In the last few years, at least, our family devotion time has replaced our couple’s devotion time. But both are necessary (see Couples Who Pray Together Stay Together). This will help us be more intentional about praying together.

We expect these practices to strengthen our discipleship and deepen our walks with God. They will also help nurture our relationships with one another!

How do you cultivate your relationship with God in your family?

5 Benefits of Journaling

I was a 19 year-old college student when I sensed God calling me into full-time ministry. Shortly afterward, I transferred to a different college and changed my major, and my life focus, from engineering to ministry.

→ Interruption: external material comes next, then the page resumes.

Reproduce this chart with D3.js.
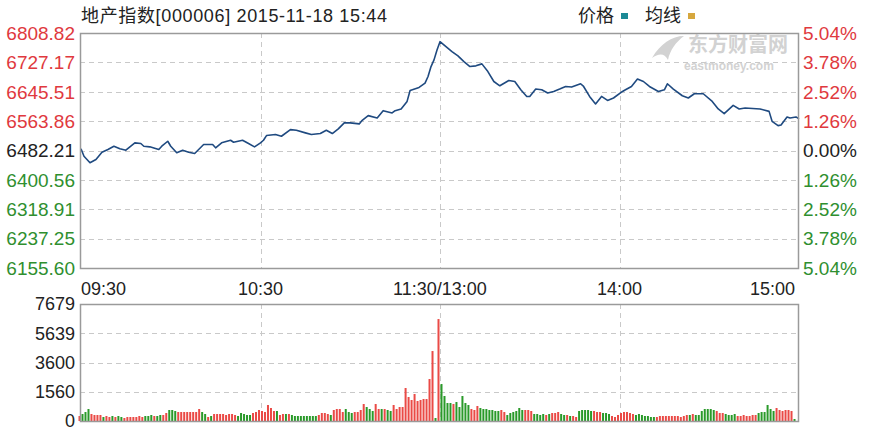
<!DOCTYPE html>
<html>
<head>
<meta charset="utf-8">
<script src="https://cdn.jsdelivr.net/npm/d3@7"></script>
<style>
  body { margin: 0; background: #fff; }
  svg { display: block; font-family: "Liberation Sans", Arial, "Noto Sans CJK SC", sans-serif; }
</style>
</head>
<body>
<div id="chart"></div>
<script>
// ---- data ----
const prevClose = 6482.21
const titleText = '地产指数[000006] 2015-11-18 15:44'

// price ticks (left) and change ticks (right)
const priceTicks = ['6808.82', '6727.17', '6645.51', '6563.86', '6482.21', '6400.56', '6318.91', '6237.25', '6155.60']
const pctTicks = ['5.04%', '3.78%', '2.52%', '1.26%', '0.00%', '1.26%', '2.52%', '3.78%', '5.04%']

// volume ticks
const volTicks = ['7679', '5639', '3600', '1560', '0']

// time ticks (minute index from 09:30)
const timeIdx = [0, 60, 120, 180, 240]
const timeLabels = ['09:30', '10:30', '11:30/13:00', '14:00', '15:00']

// price line: minute index and price
const priceIdx = [0, 1, 3, 5, 7, 9, 11, 13, 15, 18, 20, 21, 23, 26, 27, 29, 30, 32, 34, 36, 38, 41, 44, 45, 47, 50, 51, 54, 56, 58,
    60, 61, 62, 65, 67, 70, 72, 75, 77, 80, 82, 84, 86, 88, 90, 93, 94, 96, 99, 101, 104, 105, 107, 109, 110, 113, 115, 116, 117, 118,
    119, 120, 122, 124, 126, 128, 130, 132, 134, 136, 138, 140, 143, 145, 147, 149, 150, 152, 154, 156, 158, 160, 162, 164, 167, 168,
    170, 172, 174, 176, 178, 181, 182, 184, 186, 188, 190, 193, 195, 196, 198, 201, 203, 205, 208, 211, 213, 215, 218, 220, 222, 227,
    230, 231, 233, 234, 236, 237, 239, 240]
const priceVal = [6486.9, 6466.4, 6448.2, 6457.3, 6477.5, 6485.0, 6494.1, 6486.9, 6483.0, 6503.5, 6501.6, 6494.1, 6492.4, 6485.0, 6494.1, 6507.9, 6494.1, 6475.8, 6483.0, 6477.5, 6473.9, 6498.8, 6498.8, 6489.7, 6503.5, 6510.7, 6505.2, 6510.7, 6501.6, 6492.4,
    6503.5, 6510.7, 6523.7, 6526.5, 6521.8, 6540.3, 6538.4, 6531.2, 6526.5, 6529.3, 6538.4, 6529.3, 6542.3, 6558.9, 6558.9, 6556.1, 6566.1, 6579.1, 6572.7, 6592.9, 6586.6, 6592.9, 6597.6, 6618.7, 6649.1, 6657.4, 6669.6, 6687.9, 6715.5, 6734.1,
    6761.8, 6784.7, 6770.9, 6757.1, 6745.2, 6729.4, 6715.5, 6717.5, 6723.0, 6701.7, 6674.0, 6662.1, 6676.8, 6674.0, 6651.0, 6632.5, 6632.5, 6653.0, 6651.0, 6641.9, 6646.3, 6653.0, 6660.2, 6658.5, 6667.7, 6660.2,
    6632.5, 6611.5, 6632.5, 6621.4, 6628.1, 6646.3, 6651.0, 6660.2, 6680.7, 6674.0, 6660.2, 6646.3, 6651.0, 6667.7, 6653.0, 6634.4, 6628.1, 6640.0, 6640.0, 6618.7, 6597.6, 6584.6, 6607.6, 6597.6, 6600.4, 6597.6,
    6591.0, 6563.3, 6551.4, 6553.3, 6575.5, 6572.7, 6575.5, 6569.9]

// volume per minute (index 0..239)
const volumes = [328, 459, 590, 787, 459, 394, 394, 394, 262, 328, 262, 328, 262, 328, 262, 197, 262, 262, 262, 262,
    328, 262, 328, 328, 394, 328, 328, 394, 394, 525, 722, 722, 656, 590, 590, 590, 590, 590, 590, 590,
    787, 590, 459, 262, 328, 459, 459, 459, 459, 394, 459, 459, 394, 328, 525, 459, 394, 394, 525, 590,
    722, 656, 590, 1050, 853, 656, 656, 394, 459, 459, 459, 394, 328, 328, 328, 328, 328, 328, 328, 328,
    394, 525, 525, 459, 394, 722, 787, 787, 590, 787, 590, 525, 590, 590, 722, 1115, 918, 787, 656, 1115,
    787, 787, 787, 722, 656, 1050, 787, 918, 918, 2165, 1574, 1378, 1771, 1312, 1378, 1443, 1443, 2755, 4592, 197,
    6691, 2427, 1640, 1181, 1181, 1115, 1246, 918, 1640, 1181, 1050, 787, 722, 984, 853, 787, 787, 722, 722, 656,
    656, 722, 590, 394, 525, 590, 656, 853, 722, 722, 722, 656, 459, 459, 394, 459, 394, 459, 525, 525,
    590, 459, 394, 394, 328, 328, 262, 656, 722, 722, 722, 656, 656, 590, 590, 525, 525, 459, 328, 262,
    394, 525, 590, 590, 525, 459, 394, 459, 394, 328, 328, 262, 262, 262, 328, 328, 328, 328, 328, 328,
    328, 262, 328, 394, 394, 459, 394, 394, 656, 787, 787, 787, 722, 656, 525, 525, 459, 394, 394, 459,
    328, 328, 394, 328, 328, 394, 394, 525, 590, 590, 1050, 787, 656, 853, 722, 656, 722, 722, 656, 131]
// 1 = red (up), 0 = green (down)
const volUp = [1, 0, 0, 0, 1, 1, 1, 1, 0, 1, 1, 0, 1, 0, 0, 1, 1, 1, 1, 1,
    1, 1, 0, 0, 0, 1, 0, 0, 1, 1, 0, 0, 0, 1, 1, 1, 1, 1, 1, 1,
    1, 0, 0, 1, 0, 1, 1, 1, 1, 1, 1, 1, 1, 0, 0, 0, 0, 0, 1, 1,
    1, 1, 1, 1, 1, 1, 0, 1, 1, 0, 1, 0, 0, 0, 0, 0, 0, 0, 0, 0,
    1, 1, 1, 1, 0, 1, 1, 1, 1, 0, 0, 0, 1, 1, 1, 1, 0, 0, 0, 1,
    1, 0, 1, 0, 0, 1, 1, 1, 1, 1, 1, 1, 1, 1, 1, 1, 1, 1, 1, 0,
    1, 0, 0, 0, 0, 1, 0, 0, 0, 0, 0, 1, 1, 1, 0, 0, 0, 0, 0, 0,
    0, 1, 1, 0, 0, 0, 0, 0, 0, 1, 1, 1, 0, 0, 0, 0, 1, 0, 1, 1,
    1, 0, 0, 1, 0, 1, 1, 0, 0, 0, 0, 0, 1, 1, 1, 0, 0, 0, 1, 1,
    1, 1, 1, 1, 1, 1, 0, 0, 0, 0, 0, 0, 0, 1, 1, 1, 1, 1, 1, 1,
    1, 1, 1, 1, 0, 1, 0, 0, 0, 0, 0, 0, 0, 1, 1, 1, 0, 0, 0, 0,
    1, 1, 1, 1, 1, 1, 1, 0, 0, 0, 0, 0, 0, 1, 1, 1, 1, 1, 1, 0]

class minute_chart {
    constructor() {
        this.width = 873
        this.height = 431

        // panel boxes
        this.left = 80
        this.right = 798
        this.priceTop = 33
        this.priceBottom = 268
        this.volTop = 304
        this.volBottom = 421

        this.red = '#e0393e'
        this.green = '#2f8f2f'
        this.gridColor = '#c9c9c9'

        // scales
        this.xScale = d3.scaleLinear()
            .domain([0, 240])
            .range([81, 799])

        this.priceScale = d3.scaleLinear()
            .domain([+priceTicks[priceTicks.length - 1], +priceTicks[0]])
            .range([this.priceBottom, this.priceTop])

        this.volScale = d3.scaleLinear()
            .domain([0, +volTicks[0]])
            .range([this.volBottom, this.volTop])

        this.svg = d3.select('#chart').append('svg')
            .attr('width', this.width)
            .attr('height', this.height)
    }

    draw() {
        this.header()
        this.watermark()
        this.price_panel()
        this.volume_panel()
        this.time_axis()
    }

    header() {
        let svg = this.svg

        // Title, stretched to the width it has in the picture
        svg.append('text')
            .attr('x', 81)
            .attr('y', 22)
            .attr('textLength', 306)
            .attr('lengthAdjust', 'spacing')
            .style('font-size', '18px')
            .style('fill', '#222')
            .text(titleText)

        // Legend
        let legend = [{ name: '价格', color: '#1c8a96', x: 578 }, { name: '均线', color: '#d6a73e', x: 645 }]
        let g = svg.append('g')
        g.selectAll('text')
            .data(legend)
            .join('text')
            .attr('x', d => d.x)
            .attr('y', 22)
            .style('font-size', '18px')
            .style('fill', '#222')
            .text(d => d.name)
        g.selectAll('rect')
            .data(legend)
            .join('rect')
            .attr('x', d => d.x + 43)
            .attr('y', 13)
            .attr('width', 7)
            .attr('height', 6)
            .style('fill', d => d.color)
    }

    watermark() {
        let g = this.svg.append('g').style('fill', '#d2d2d2')

        // little swoosh logo
        g.append('path')
            .attr('d', 'M652,58 C660,44 672,36 684,36 C676,42 670,50 668,60 C664,52 658,54 652,58 Z')
        g.append('text')
            .attr('x', 688)
            .attr('y', 52)
            .style('font-size', '20px')
            .style('font-weight', 'bold')
            .style('font-family', '"Noto Sans CJK SC", sans-serif')
            .text('东方财富网')
        g.append('text')
            .attr('x', 684)
            .attr('y', 70)
            .style('font-size', '12px')
            .style('font-weight', 'bold')
            .text('eastmoney.com')
    }

    grid(top, bottom, rows) {
        let g = this.svg.append('g')
            .style('stroke', this.gridColor)
            .style('stroke-dasharray', '5,4')

        // horizontal lines
        g.selectAll('.h')
            .data(rows)
            .join('line')
            .attr('x1', this.left)
            .attr('x2', this.right)
            .attr('y1', d => d)
            .attr('y2', d => d)

        // vertical lines at 10:30, 11:30/13:00, 14:00
        g.selectAll('.v')
            .data(timeIdx.slice(1, 4))
            .join('line')
            .attr('x1', d => Math.round(this.xScale(d)) + 0.5)
            .attr('x2', d => Math.round(this.xScale(d)) + 0.5)
            .attr('y1', top)
            .attr('y2', bottom)
    }

    price_panel() {
        let svg = this.svg
        let rows = priceTicks.slice(1, -1).map(d => Math.round(this.priceScale(+d)) + 0.5)
        this.grid(this.priceTop, this.priceBottom, rows)

        // Price line
        let data = priceIdx.map((d, i) => [d, priceVal[i]])
        let line = d3.line()
            .x(d => this.xScale(d[0]))
            .y(d => this.priceScale(d[1]))
        svg.append('path')
            .datum(data)
            .attr('d', line)
            .style('fill', 'none')
            .style('stroke', '#1f4a80')
            .style('stroke-width', 1.6)
            .style('stroke-linejoin', 'round')

        // Border
        svg.append('rect')
            .attr('x', this.left + 0.5)
            .attr('y', this.priceTop + 0.5)
            .attr('width', this.right - this.left)
            .attr('height', this.priceBottom - this.priceTop)
            .style('fill', 'none')
            .style('stroke', '#9a9a9a')
            .style('stroke-width', 1.5)

        let colorOf = d => (+d > prevClose + 0.01 ? this.red : (+d < prevClose - 0.01 ? this.green : '#222'))

        // Left price labels
        svg.append('g').selectAll('text')
            .data(priceTicks)
            .join('text')
            .attr('x', 75)
            .attr('y', d => this.priceScale(+d))
            .attr('dy', '0.36em')
            .attr('text-anchor', 'end')
            .style('font-size', '19px')
            .style('fill', colorOf)
            .text(d => d)

        // Right percent labels
        svg.append('g').selectAll('text')
            .data(pctTicks)
            .join('text')
            .attr('x', 803)
            .attr('y', (d, i) => this.priceScale(+priceTicks[i]))
            .attr('dy', '0.36em')
            .style('font-size', '19px')
            .style('fill', (d, i) => colorOf(priceTicks[i]))
            .text(d => d)
    }

    volume_panel() {
        let svg = this.svg
        let vmax = +volTicks[0]
        let tickY = volTicks.map((d, i) => this.volScale(vmax * (volTicks.length - 1 - i) / (volTicks.length - 1)))
        this.grid(this.volTop, this.volBottom, tickY.slice(1, -1).map(d => Math.round(d) + 0.5))

        // Volume bars
        svg.append('g').selectAll('rect')
            .data(volumes)
            .join('rect')
            .attr('x', (d, i) => this.xScale(i) - 2.5)
            .attr('y', d => this.volScale(d))
            .attr('width', 2)
            .attr('height', d => this.volBottom - this.volScale(d))
            .style('fill', (d, i) => volUp[i] ? '#ea4a46' : '#2a9a2a')

        // Border
        svg.append('rect')
            .attr('x', this.left + 0.5)
            .attr('y', this.volTop + 0.5)
            .attr('width', this.right - this.left)
            .attr('height', this.volBottom - this.volTop)
            .style('fill', 'none')
            .style('stroke', '#9a9a9a')
            .style('stroke-width', 1.5)

        // Volume labels
        svg.append('g').selectAll('text')
            .data(volTicks)
            .join('text')
            .attr('x', 75)
            .attr('y', (d, i) => tickY[i])
            .attr('dy', '0.36em')
            .attr('text-anchor', 'end')
            .style('font-size', '18px')
            .style('fill', '#222')
            .text(d => d)
    }

    time_axis() {
        let anchors = ['start', 'middle', 'middle', 'middle', 'end']
        this.svg.append('g').selectAll('text')
            .data(timeLabels)
            .join('text')
            .attr('x', (d, i) => i == 0 ? this.left + 1 : (i == 4 ? this.right - 3 : this.xScale(timeIdx[i])))
            .attr('y', 295)
            .attr('text-anchor', (d, i) => anchors[i])
            .style('font-size', '18px')
            .style('fill', '#222')
            .text(d => d)
    }
}

const chart = new minute_chart()
chart.draw()
</script>
</body>
</html>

While I was finishing up my last two years of college, working on a Bachelor’s degree in ministry, I spent time in the library reading about great preachers from the past. There were two things that struck me about them: 1) they spent a lot of time in prayer, and 2) they tended to journal. I’ve always tried to emulate these two practices in my own life.

Of course, John Wesley was a meticulous journaler. W. Lee Spottswood, one of the preachers who preceded us in this area (and in this conference) 150 years ago, whom I’ve written about here and here, journaled. Currently, I’m reading through Francis Asbury’s journal (I blogged here and here).

On September 27, 1989, I started a journal and I’ve been journaling ever since. For the first several years, I journaled pretty intensively. In 1994, I switched from writing in a three-ring binder to typing on a computer. Amazingly, in the 23 years I’ve been journaling, I’ve written nearly two million words!

While I’ve continued to journal, it has been sporadic at times. However, I recommitted to the practice of journaling after hitting the wall six months ago (I wrote as many words this year as the last five years, combined) Incidentally, I switched from journaling on a laptop to an iPad. Journaling has been a helpful practice over the last six months.

Here are five benefits I’ve experienced from journaling …

  1. Journaling helps me process stuff.
    A journal is a safe place to write out what I’m thinking and feeling.

  2. Journaling gives me a place to write out prayers.
    I’m not sure I do this enough, but I am trying to write out more of my prayers nowadays. A journal is a good place to write out what I’m saying to God.

  3. Journaling helps develop writing and communication skills.
    This was a big deal early on. In high school and college, I really didn’t like English, so I’ve always felt like I had to come from behind in writing and communication. Journaling helped.

  4. Journaling provides a record of experiences.
    Our memories are not perfect, so recording events along the journey is important. Writing it down means I can remember it later. That said, I’ve never been very good at reviewing my journal. But, at least, it gives me the opportunity to do so.

  5. Journaling helps me grow as a follower of Jesus.
    As a practice that helps me process stuff, pray, and reflect on life experiences, journaling is an important part of my discipleship strategy.

If you journal, what benefits have you discovered?

Discipleship Wanes When Christianity is Popular

I’m reading Longing for Spring: A New Vision for Wesleyan Community by Elaine A. Heath and Scott T. Kisker. I was challenged by the authors’ description of discipleship when Christianity is popular.

In its earliest days, Christianity was at times “illegal and semi-covert” until the conversion of Constantine in A.D. 312. Constantine made Christianity legal in A.D. 313. This single act changed the character of the church. Rather than counting the cost of discipleship, it became “socially advantageous to be a Christian. Discipline lagged. The church began playing the world’s game.”

The authors contend …

The change in the character of Christianity brought about numerical growth, but not the healthy reproduction of disciples. Like the growth of mainline Christianity after World War II, and of evangelicalism in the 1980s, numerical growth masked the true condition of the church.

Reflection questions:

  1. In Matthew 28, we’re called to “make disciples of Jesus Christ.” Reflect on the similarities and difference of church attendance and discipleship.
  2. In what ways does the church “play the world’s game” today?